Neither will the one Wayne Lukas set. Only one horse ran in all three races. Optimizer’s odds kept going down (due in part to field size and in part to insanity) as his finishes kept getting worse. The colt was 42-1 in the Derby and was beaten 12 lengths. He was 23-1 in the Preakness and beaten by 15 1/2 lengths. He was so good in the first two races, he was bet down to 14-1 in the Belmont, where he was beaten by 30 3/4 lengths.

I did not go back through all the charts, but I have to wonder if a horse that ran in all three races ever got beat by a combined 58 1/4 lengths. Let’s call it a modern record and assume it won’t be topped.
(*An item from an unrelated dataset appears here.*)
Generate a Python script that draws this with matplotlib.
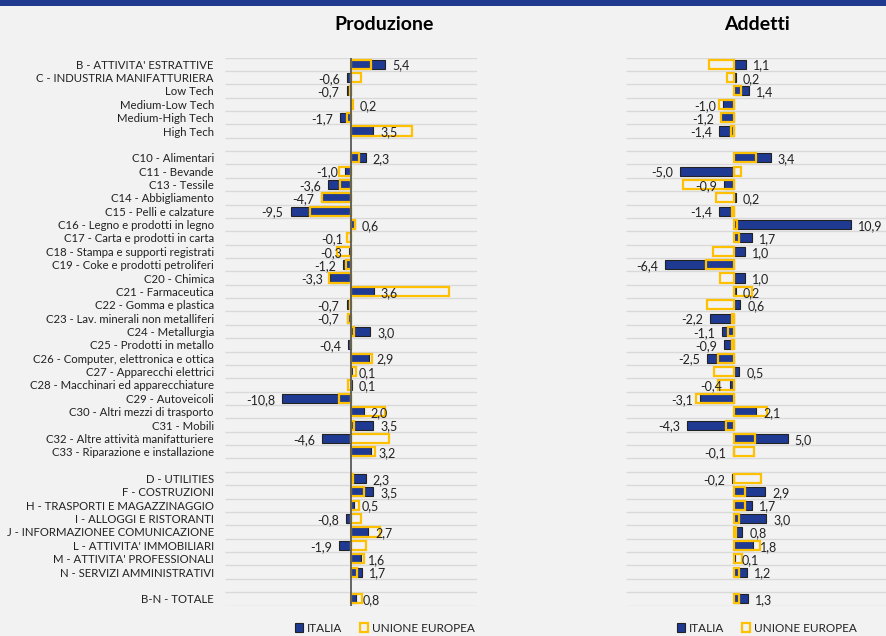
import numpy as np
import matplotlib.pyplot as plt
from matplotlib.patches import Patch

# categories (None = empty spacer row)
categorie = ["B - ATTIVITA' ESTRATTIVE", "C - INDUSTRIA MANIFATTURIERA", "Low Tech",
             "Medium-Low Tech", "Medium-High Tech", "High Tech", None,
             "C10 - Alimentari", "C11 - Bevande", "C13 - Tessile", "C14 - Abbigliamento",
             "C15 - Pelli e calzature", "C16 - Legno e prodotti in legno",
             "C17 - Carta e prodotti in carta", "C18 - Stampa e supporti registrati",
             "C19 - Coke e prodotti petroliferi", "C20 - Chimica", "C21 - Farmaceutica",
             "C22 - Gomma e plastica", "C23 - Lav. minerali non metalliferi",
             "C24 - Metallurgia", "C25 - Prodotti in metallo",
             "C26 - Computer, elettronica e ottica", "C27 - Apparecchi elettrici",
             "C28 - Macchinari ed apparecchiature", "C29 - Autoveicoli",
             "C30 - Altri mezzi di trasporto", "C31 - Mobili",
             "C32 - Altre attività manifatturiere", "C33 - Riparazione e installazione", None,
             "D - UTILITIES", "F - COSTRUZIONI", "H - TRASPORTI E MAGAZZINAGGIO",
             "I - ALLOGGI E RISTORANTI", "J - INFORMAZIONEE COMUNICAZIONE",
             "L - ATTIVITA' IMMOBILIARI", "M - ATTIVITA' PROFESSIONALI",
             "N - SERVIZI AMMINISTRATIVI", None, "B-N - TOTALE"]

prod_italia = [5.4, -0.6, -0.7, 0.2, -1.7, 3.5, None,
               2.3, -1.0, -3.6, -4.7, -9.5, 0.6, -0.1, -0.3, -1.2, -3.3, 3.6,
               -0.7, -0.7, 3.0, -0.4, 2.9, 0.1, 0.1, -10.8, 2.0, 3.5, -4.6, 3.2, None,
               2.3, 3.5, 0.5, -0.8, 2.7, -1.9, 1.6, 1.7, None, 0.8]
prod_ue = [3.2, 1.6, -0.2, 0.3, -0.6, 9.6, None,
           1.3, -1.9, -1.7, -4.6, -6.4, 0.7, -0.6, -2.2, -0.8, -3.4, 15.4,
           -0.1, -0.5, 0.4, 0.0, 3.3, 0.8, -0.5, -1.9, 5.3, 0.5, 5.9, 3.7, None,
           0.3, 2.1, 1.3, 1.6, 4.5, 2.4, 2.1, 0.9, None, 1.8]

add_italia = [1.1, 0.2, 1.4, -1.0, -1.2, -1.4, None,
              3.4, -5.0, -0.9, 0.2, -1.4, 10.9, 1.7, 1.0, -6.4, 1.0, 0.2,
              0.6, -2.2, -1.1, -0.9, -2.5, 0.5, -0.4, -3.1, 2.1, -4.3, 5.0, -0.1, None,
              -0.2, 2.9, 1.7, 3.0, 0.8, 1.8, 0.1, 1.2, None, 1.3]
add_ue = [-2.3, -0.6, 0.7, -1.4, -1.2, -0.3, None,
          2.1, 0.7, -4.7, -1.7, -0.2, 0.3, 0.5, -1.9, -2.6, -1.3, 1.7,
          -2.5, -0.2, -0.5, -0.2, -1.5, -1.8, -1.5, -3.5, 3.1, -0.7, 2.0, 1.9, None,
          2.5, 1.0, 1.0, 0.5, 0.2, 2.4, 0.8, 0.5, None, 0.5]

BLU = '#1F3A93'
GIALLO = '#FFC000'
SFONDO = '#F2F2F2'
plt.rcParams['font.family'] = ['Lato', 'DejaVu Sans']

W, H = 887, 636
fig = plt.figure(figsize=(W / 100, H / 100), dpi=100, facecolor=SFONDO)

# top banner
fig.add_artist(plt.Rectangle((0, 1 - 6 / H), 1, 6 / H, transform=fig.transFigure,
                             color='#1F3A8F', lw=0))

n = len(categorie)
y = np.arange(n)
righe = [i for i in range(n) if categorie[i] is not None]


def pannello(x0, x1, xlim, italia, ue, zero_line, labels):
    ax = fig.add_axes([x0 / W, (H - 605.5) / H, (x1 - x0) / W, 548 / H])
    ax.set_facecolor('none')
    ax.set_xlim(*xlim)
    ax.set_ylim(n - 0.5, -0.5)
    ax.hlines(np.arange(n + 1) - 0.5, xlim[0], xlim[1], color='#D9D9D9', lw=1, zorder=0)
    it = [italia[i] for i in righe]
    eu = [ue[i] for i in righe]
    ax.barh(righe, it, height=0.68, color=BLU, edgecolor='#222222', lw=0.8, zorder=2)
    ax.barh(righe, eu, height=0.68, fill=False, edgecolor=GIALLO, lw=1.6, zorder=3)
    if zero_line:
        ax.axvline(0, color='#595959', lw=1.3, zorder=4)
    for r, v in zip(righe, it):
        txt = f"{v:.1f}".replace('.', ',')
        ax.annotate(txt, (v, r), xytext=(5 if v >= 0 else -5, -1), textcoords='offset points',
                    ha='left' if v >= 0 else 'right', va='center', fontsize=9,
                    color='#222222', zorder=5)
    for s in ax.spines.values():
        s.set_visible(False)
    ax.set_xticks([])
    if labels:
        ax.set_yticks(righe)
        ax.set_yticklabels([categorie[i] for i in righe], fontsize=8.2, color='#222222')
        ax.tick_params(axis='y', length=0, pad=8)
    else:
        ax.set_yticks([])
    return ax


ax1 = pannello(225, 477, (-19.8, 19.8), prod_italia, prod_ue, True, True)
ax2 = pannello(626, 887, (-10.0, 14.2), add_italia, add_ue, False, False)

fig.text(384 / W, 1 - 25 / H, 'Produzione', ha='center', va='center', fontsize=14,
         fontweight='bold', color='black')
fig.text(757 / W, 1 - 25 / H, 'Addetti', ha='center', va='center', fontsize=14,
         fontweight='bold', color='black')

maniglie = [Patch(facecolor=BLU, edgecolor='#222222', lw=0.8, label='ITALIA'),
            Patch(facecolor='none', edgecolor=GIALLO, lw=1.6, label='UNIONE EUROPEA')]
for cx in (385, 767):
    fig.legend(handles=maniglie, loc='center', bbox_to_anchor=(cx / W, 1 - 628 / H), ncol=2,
               frameon=False, fontsize=8.5, handlelength=0.7, handleheight=0.7,
               handletextpad=0.3, columnspacing=1.5, labelcolor='#222222')

fig.savefig('out.png', dpi=100, facecolor=SFONDO)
Speaking of Lukas, when he trashed recent Derby-winning trainers Doug O’Neill, Richard Dutrow Jr., and Chip Woolley before the Preakness, did he forget his history? Did he not remember Union City and Prince of Thieves, two of his 3-year-olds that did not survive their 3-year-old seasons?

And speaking of odds, one of the recent mysteries of the Triple Crown is how these races get bet in the win pools, with the Belmont Stakes being the most recent example.

In an 11-horse field, no horse was 30-1. Guyana Star Dweej had won a single race and never gotten a Beyer higher than 84. He was 23-1. That was strange. Five Sixteen was stranger. He also had won one race. His best Beyer was a 78. He was 19-1.

If I could set up a stand and accept bets on all the no hopers in these Triple Crown races, this really would be an easy game. Well, maybe not. No offense to Woolley, but I certainly would have set up a stand on Mine That Bird. That would not have ended well.

Now that the Triple Crown has ended, I noticed there are other horses racing. Did you see Frankel at Royal Ascot?

Has any human ever been more flattered by his namesake? I spent enough time with Bobby Frankel to know he would love this colt. Horses do not win major European Group 1 races by 11 lengths. Horses do not run as fast as Frankel was running at the end of races.

I watched Frankel on my laptop on Preakness morning. That was really good. This was ridiculous.

If Black Caviar wins again Saturday, shouldn’t some enterprising promoter put up a crazy amount of money and have them meet somewhere at seven furlongs.

Failing that, how about Black Caviar down the hill and Frankel in the Mile at the Breeders’ Cup? I get that isn’t going to happen, but, after this wonderful Triple Crown season, I find myself thinking just about anything is possible – except a Triple Crown, of course.